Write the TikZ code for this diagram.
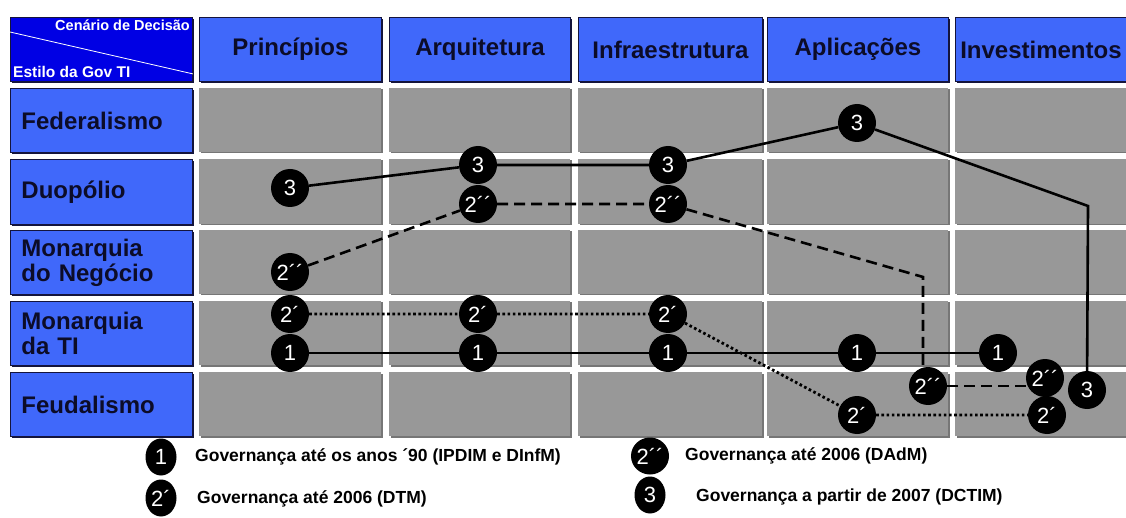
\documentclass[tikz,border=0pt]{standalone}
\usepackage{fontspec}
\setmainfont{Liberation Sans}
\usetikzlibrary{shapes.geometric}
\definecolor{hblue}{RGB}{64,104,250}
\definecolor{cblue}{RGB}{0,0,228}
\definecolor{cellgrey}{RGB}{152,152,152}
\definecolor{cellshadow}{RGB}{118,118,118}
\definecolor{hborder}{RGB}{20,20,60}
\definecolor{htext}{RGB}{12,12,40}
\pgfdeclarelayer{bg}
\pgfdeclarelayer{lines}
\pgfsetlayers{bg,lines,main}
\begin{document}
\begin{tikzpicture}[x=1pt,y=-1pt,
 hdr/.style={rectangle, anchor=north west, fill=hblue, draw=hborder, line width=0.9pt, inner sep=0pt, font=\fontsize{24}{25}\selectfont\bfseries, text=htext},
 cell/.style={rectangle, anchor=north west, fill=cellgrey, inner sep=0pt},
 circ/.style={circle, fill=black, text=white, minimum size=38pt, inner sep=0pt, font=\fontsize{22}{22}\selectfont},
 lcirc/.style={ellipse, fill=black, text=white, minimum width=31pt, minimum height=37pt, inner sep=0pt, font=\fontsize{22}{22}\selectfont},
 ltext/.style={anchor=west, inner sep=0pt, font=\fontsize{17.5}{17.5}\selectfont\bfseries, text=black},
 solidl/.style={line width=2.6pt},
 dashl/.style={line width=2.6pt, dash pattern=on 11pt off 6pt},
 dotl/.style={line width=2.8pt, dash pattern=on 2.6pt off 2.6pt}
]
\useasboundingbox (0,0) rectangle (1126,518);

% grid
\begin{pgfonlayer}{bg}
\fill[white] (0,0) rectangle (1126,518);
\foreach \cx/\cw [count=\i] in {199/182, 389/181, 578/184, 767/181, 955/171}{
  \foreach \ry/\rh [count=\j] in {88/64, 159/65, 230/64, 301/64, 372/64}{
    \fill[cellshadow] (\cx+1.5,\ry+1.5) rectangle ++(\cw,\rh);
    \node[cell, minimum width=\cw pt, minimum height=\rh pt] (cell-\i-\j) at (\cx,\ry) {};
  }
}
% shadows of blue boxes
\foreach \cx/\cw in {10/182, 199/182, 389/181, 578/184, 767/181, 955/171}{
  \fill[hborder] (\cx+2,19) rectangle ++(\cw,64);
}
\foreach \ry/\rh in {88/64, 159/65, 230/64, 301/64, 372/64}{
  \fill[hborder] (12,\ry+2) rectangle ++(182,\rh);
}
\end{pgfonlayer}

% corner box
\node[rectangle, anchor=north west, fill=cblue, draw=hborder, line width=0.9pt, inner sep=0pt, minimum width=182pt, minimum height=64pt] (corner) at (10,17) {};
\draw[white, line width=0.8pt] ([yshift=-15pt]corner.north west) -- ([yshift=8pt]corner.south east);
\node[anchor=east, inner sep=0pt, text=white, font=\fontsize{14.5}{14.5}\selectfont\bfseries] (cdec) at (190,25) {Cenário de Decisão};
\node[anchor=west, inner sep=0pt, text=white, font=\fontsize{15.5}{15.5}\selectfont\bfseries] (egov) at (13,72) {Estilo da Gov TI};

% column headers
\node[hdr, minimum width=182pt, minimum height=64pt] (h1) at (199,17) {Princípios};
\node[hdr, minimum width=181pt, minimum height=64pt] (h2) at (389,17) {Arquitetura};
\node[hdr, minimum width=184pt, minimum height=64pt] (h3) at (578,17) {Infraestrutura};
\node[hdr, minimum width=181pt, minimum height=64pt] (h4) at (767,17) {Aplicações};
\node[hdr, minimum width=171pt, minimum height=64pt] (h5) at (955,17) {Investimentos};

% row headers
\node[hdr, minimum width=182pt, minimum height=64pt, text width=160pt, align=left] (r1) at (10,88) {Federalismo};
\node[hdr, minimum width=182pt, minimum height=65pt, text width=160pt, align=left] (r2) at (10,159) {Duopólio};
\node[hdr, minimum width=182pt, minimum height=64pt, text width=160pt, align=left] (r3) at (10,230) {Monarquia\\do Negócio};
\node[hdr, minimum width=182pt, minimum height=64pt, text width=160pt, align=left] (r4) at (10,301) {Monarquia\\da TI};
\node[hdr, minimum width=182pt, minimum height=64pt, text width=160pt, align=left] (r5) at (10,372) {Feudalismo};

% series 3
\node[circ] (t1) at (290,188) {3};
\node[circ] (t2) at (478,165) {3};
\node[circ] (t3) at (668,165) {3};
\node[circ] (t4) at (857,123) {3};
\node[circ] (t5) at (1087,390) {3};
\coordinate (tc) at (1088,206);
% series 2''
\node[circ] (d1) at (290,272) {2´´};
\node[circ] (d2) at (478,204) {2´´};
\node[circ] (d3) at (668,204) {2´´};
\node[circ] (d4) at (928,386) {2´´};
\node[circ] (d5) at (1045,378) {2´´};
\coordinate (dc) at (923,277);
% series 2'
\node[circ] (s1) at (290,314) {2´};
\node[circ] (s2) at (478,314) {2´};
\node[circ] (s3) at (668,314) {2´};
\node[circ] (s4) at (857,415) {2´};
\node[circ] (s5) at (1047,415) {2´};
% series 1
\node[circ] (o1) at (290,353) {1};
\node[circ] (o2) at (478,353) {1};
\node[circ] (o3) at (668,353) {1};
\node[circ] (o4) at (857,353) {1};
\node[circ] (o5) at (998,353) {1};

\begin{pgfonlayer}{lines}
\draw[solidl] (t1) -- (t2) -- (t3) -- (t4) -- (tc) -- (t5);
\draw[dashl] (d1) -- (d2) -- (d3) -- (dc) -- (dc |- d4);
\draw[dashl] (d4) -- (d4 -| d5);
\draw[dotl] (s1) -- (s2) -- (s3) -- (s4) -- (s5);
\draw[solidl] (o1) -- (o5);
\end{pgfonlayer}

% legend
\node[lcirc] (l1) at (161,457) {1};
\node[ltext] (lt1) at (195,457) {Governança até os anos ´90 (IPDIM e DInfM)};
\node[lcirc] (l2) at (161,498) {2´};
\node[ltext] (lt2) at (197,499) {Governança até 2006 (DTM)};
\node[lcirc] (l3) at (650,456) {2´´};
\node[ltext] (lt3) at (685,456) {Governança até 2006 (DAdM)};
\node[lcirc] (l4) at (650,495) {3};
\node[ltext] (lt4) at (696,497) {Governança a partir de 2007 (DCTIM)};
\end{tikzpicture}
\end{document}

○ ○ ○ ○ ○ ○ ○

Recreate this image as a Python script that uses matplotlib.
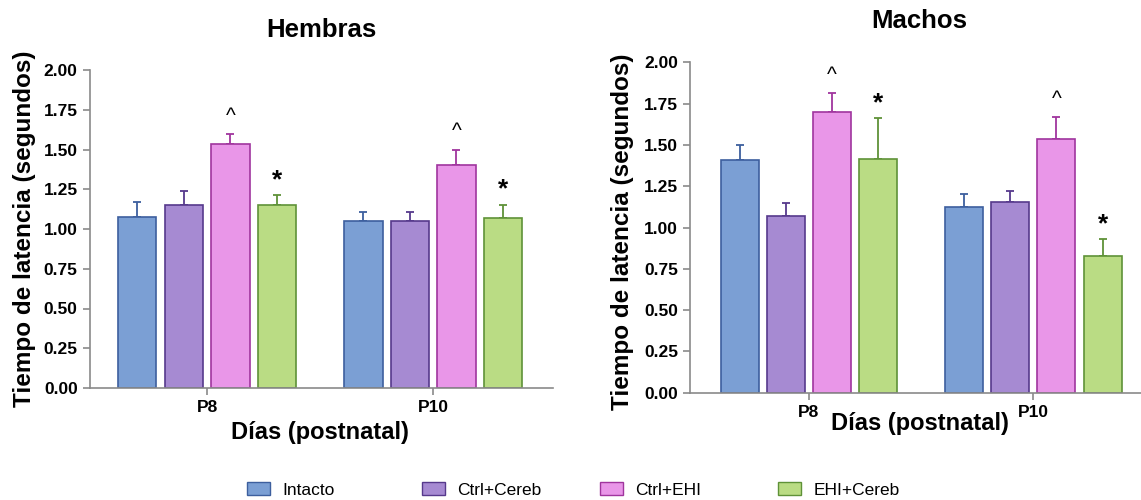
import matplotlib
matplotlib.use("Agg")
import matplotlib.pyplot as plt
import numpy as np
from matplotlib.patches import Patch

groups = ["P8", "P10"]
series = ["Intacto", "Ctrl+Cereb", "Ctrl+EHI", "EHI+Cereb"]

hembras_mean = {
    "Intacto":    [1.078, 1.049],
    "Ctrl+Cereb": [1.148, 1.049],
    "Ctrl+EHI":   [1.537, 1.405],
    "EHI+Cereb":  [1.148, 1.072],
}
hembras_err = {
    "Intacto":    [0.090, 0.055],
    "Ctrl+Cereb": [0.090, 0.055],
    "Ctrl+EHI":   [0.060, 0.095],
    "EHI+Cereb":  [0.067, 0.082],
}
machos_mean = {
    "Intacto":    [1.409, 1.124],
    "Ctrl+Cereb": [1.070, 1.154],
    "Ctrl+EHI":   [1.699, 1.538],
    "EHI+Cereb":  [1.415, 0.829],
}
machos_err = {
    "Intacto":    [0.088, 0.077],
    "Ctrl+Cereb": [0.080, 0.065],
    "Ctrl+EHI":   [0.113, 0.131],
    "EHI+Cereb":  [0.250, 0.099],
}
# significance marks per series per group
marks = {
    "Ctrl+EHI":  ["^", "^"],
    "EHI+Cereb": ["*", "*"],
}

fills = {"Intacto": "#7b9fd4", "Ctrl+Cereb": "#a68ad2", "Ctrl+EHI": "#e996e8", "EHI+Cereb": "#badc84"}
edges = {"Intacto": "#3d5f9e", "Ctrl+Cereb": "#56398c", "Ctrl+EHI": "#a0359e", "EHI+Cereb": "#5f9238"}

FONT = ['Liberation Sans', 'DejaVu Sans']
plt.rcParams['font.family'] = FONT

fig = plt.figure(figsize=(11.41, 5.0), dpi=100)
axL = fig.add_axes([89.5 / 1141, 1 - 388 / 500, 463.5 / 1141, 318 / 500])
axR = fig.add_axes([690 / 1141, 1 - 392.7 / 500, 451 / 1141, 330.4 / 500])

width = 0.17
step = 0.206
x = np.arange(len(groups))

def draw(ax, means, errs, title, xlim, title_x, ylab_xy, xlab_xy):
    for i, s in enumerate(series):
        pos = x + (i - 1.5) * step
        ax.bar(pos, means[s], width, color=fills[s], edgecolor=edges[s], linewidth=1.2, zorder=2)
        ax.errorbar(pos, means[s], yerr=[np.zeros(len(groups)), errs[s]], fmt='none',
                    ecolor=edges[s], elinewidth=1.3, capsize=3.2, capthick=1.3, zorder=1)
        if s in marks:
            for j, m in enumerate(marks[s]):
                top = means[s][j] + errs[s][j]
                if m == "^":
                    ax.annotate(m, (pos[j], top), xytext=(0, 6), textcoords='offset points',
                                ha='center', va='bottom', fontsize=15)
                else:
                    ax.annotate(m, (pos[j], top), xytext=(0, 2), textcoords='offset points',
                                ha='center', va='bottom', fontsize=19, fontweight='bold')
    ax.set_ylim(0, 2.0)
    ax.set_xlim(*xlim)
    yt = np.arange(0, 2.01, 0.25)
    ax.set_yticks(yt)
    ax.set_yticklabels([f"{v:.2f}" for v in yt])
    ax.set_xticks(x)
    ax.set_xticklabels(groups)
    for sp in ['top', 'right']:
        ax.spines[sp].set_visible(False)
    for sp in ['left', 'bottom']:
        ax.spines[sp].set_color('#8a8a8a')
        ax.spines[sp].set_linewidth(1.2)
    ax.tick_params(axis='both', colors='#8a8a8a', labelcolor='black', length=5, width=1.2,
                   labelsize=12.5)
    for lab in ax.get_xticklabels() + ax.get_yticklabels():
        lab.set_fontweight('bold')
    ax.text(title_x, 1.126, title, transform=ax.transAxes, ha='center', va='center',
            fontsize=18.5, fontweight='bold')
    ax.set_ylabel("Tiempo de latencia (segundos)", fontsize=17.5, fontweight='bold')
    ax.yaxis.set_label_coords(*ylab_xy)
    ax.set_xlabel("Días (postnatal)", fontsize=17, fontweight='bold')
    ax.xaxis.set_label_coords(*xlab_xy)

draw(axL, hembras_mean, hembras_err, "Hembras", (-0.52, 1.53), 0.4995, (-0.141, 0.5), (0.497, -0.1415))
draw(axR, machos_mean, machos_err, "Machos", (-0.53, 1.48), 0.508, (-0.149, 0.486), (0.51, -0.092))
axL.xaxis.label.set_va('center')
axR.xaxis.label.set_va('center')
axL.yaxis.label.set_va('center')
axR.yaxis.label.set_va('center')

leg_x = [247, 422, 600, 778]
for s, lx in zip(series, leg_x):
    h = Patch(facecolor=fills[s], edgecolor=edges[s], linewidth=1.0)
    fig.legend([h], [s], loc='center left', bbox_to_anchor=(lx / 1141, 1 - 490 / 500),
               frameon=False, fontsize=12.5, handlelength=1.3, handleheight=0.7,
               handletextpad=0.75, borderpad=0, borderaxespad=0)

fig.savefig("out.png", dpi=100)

○ ○ ○ ○ ○ ○ ○

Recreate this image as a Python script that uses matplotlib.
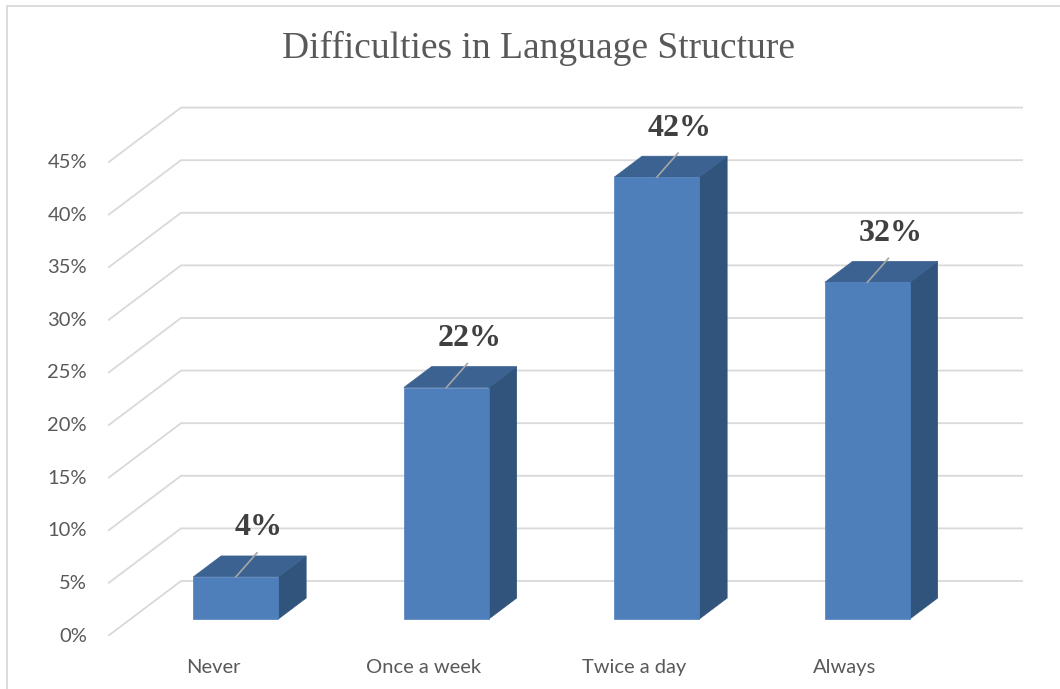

○ ○ ○ ○ ○ ○ ○

▶ _Set exercise_: Tally the lines above that contain the word "matplotlib", and reply with only the number.

▶ _Complete answer_: 6